*STATED TASK*
Transcribe exactly the lines from the one containing "Clone this chart in matplotlib." through the one containing "ax = fig.add_axes([0.0814, 0.1946, 0.8982, 0.6314])", both included, and leave out any pictures.

*EXTRACTED DATA*
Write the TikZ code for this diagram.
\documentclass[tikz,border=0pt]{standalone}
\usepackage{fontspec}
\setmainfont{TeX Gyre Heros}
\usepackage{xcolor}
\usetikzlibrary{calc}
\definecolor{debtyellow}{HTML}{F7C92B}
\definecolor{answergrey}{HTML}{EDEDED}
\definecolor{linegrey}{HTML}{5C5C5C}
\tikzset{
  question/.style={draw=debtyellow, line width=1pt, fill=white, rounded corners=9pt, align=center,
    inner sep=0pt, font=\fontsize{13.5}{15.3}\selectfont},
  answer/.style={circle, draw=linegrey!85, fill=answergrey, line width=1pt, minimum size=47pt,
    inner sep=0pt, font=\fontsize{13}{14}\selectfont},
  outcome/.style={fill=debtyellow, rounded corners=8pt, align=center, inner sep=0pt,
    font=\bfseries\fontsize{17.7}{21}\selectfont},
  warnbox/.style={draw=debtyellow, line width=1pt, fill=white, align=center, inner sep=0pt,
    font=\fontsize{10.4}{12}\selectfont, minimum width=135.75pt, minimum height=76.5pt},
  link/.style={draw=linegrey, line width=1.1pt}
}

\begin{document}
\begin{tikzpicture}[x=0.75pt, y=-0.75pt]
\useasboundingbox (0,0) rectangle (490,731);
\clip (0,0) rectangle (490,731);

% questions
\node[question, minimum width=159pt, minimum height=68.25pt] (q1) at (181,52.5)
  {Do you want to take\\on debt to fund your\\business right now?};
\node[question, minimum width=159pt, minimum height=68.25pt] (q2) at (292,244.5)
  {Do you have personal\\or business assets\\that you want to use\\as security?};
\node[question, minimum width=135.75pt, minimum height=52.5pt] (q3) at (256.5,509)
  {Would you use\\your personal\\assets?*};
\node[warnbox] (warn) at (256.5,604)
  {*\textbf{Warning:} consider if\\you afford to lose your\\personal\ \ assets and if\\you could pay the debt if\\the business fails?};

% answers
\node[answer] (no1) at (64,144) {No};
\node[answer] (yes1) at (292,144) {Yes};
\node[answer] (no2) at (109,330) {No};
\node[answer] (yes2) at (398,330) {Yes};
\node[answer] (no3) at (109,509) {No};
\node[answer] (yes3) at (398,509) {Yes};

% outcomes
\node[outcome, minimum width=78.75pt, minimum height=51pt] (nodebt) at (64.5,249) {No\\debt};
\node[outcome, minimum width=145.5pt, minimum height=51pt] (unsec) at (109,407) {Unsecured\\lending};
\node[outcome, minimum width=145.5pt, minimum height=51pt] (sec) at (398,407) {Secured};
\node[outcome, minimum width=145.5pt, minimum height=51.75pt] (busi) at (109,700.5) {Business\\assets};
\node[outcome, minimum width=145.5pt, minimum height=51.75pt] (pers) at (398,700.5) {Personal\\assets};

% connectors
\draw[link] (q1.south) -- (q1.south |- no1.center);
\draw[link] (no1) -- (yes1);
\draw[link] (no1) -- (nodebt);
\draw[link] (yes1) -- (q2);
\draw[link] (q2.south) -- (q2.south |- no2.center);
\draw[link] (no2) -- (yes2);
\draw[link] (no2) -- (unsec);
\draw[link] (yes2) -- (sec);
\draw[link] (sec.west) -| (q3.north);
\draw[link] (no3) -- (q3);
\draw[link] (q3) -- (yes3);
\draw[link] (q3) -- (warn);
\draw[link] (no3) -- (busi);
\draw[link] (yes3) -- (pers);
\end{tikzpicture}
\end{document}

...

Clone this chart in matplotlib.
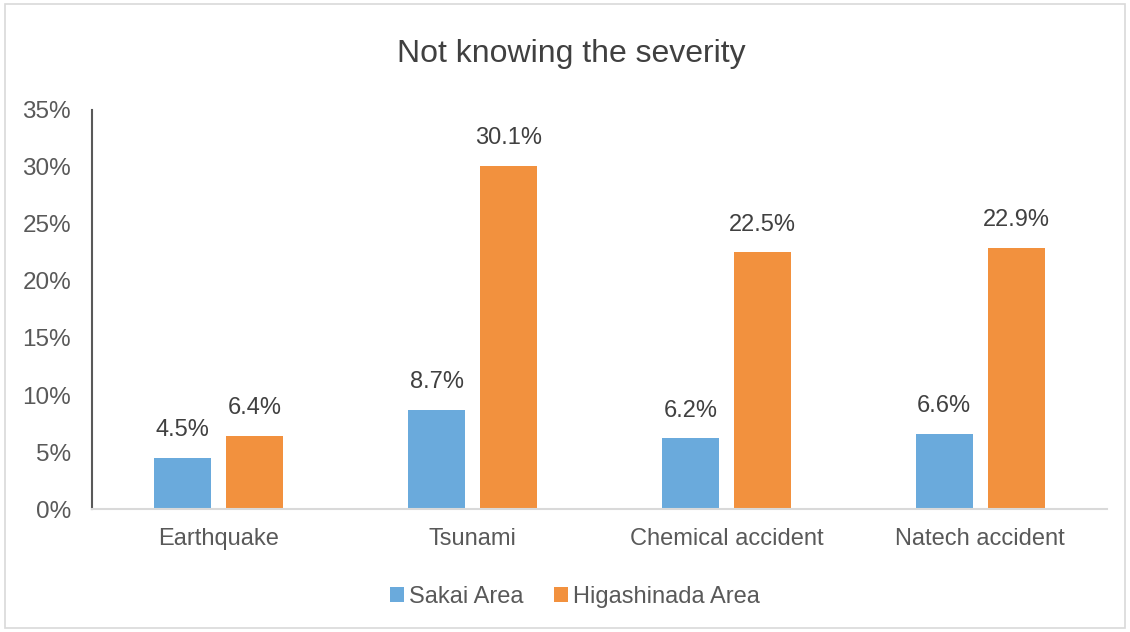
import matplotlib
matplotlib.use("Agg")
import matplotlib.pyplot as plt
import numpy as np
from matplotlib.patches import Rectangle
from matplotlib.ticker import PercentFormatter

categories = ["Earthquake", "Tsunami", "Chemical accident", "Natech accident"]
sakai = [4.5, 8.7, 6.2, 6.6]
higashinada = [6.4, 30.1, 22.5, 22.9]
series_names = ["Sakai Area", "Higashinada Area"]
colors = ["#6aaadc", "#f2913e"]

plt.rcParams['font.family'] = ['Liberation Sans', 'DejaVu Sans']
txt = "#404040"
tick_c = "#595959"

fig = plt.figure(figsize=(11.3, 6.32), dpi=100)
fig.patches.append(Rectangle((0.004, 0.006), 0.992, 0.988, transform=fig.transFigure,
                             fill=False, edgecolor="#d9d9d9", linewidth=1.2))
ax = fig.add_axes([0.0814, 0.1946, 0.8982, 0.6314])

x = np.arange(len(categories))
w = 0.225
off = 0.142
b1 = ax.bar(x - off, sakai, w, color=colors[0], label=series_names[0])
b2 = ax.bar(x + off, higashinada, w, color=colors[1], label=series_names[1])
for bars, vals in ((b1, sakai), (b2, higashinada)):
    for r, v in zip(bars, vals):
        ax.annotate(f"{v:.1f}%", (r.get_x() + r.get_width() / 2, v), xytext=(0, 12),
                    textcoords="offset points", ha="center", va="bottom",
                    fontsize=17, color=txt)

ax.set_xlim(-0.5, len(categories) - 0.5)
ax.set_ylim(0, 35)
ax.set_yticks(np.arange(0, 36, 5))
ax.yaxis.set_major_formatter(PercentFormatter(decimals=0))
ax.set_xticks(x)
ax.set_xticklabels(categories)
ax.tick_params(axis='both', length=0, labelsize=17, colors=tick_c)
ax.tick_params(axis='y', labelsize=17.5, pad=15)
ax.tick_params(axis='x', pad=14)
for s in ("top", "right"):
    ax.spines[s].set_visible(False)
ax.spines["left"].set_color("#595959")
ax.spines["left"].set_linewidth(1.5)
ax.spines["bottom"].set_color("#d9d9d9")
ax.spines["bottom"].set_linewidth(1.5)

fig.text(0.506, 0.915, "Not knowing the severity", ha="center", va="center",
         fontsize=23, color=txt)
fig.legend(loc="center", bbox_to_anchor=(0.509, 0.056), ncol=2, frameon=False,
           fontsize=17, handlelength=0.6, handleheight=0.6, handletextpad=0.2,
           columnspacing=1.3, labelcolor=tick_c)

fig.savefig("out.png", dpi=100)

*WRITTEN RESPONSE*
Clone this chart in matplotlib.
import matplotlib
matplotlib.use("Agg")
import matplotlib.pyplot as plt
import numpy as np
from matplotlib.patches import Rectangle
from matplotlib.ticker import PercentFormatter

categories = ["Earthquake", "Tsunami", "Chemical accident", "Natech accident"]
sakai = [4.5, 8.7, 6.2, 6.6]
higashinada = [6.4, 30.1, 22.5, 22.9]
series_names = ["Sakai Area", "Higashinada Area"]
colors = ["#6aaadc", "#f2913e"]

plt.rcParams['font.family'] = ['Liberation Sans', 'DejaVu Sans']
txt = "#404040"
tick_c = "#595959"

fig = plt.figure(figsize=(11.3, 6.32), dpi=100)
fig.patches.append(Rectangle((0.004, 0.006), 0.992, 0.988, transform=fig.transFigure,
                             fill=False, edgecolor="#d9d9d9", linewidth=1.2))
ax = fig.add_axes([0.0814, 0.1946, 0.8982, 0.6314])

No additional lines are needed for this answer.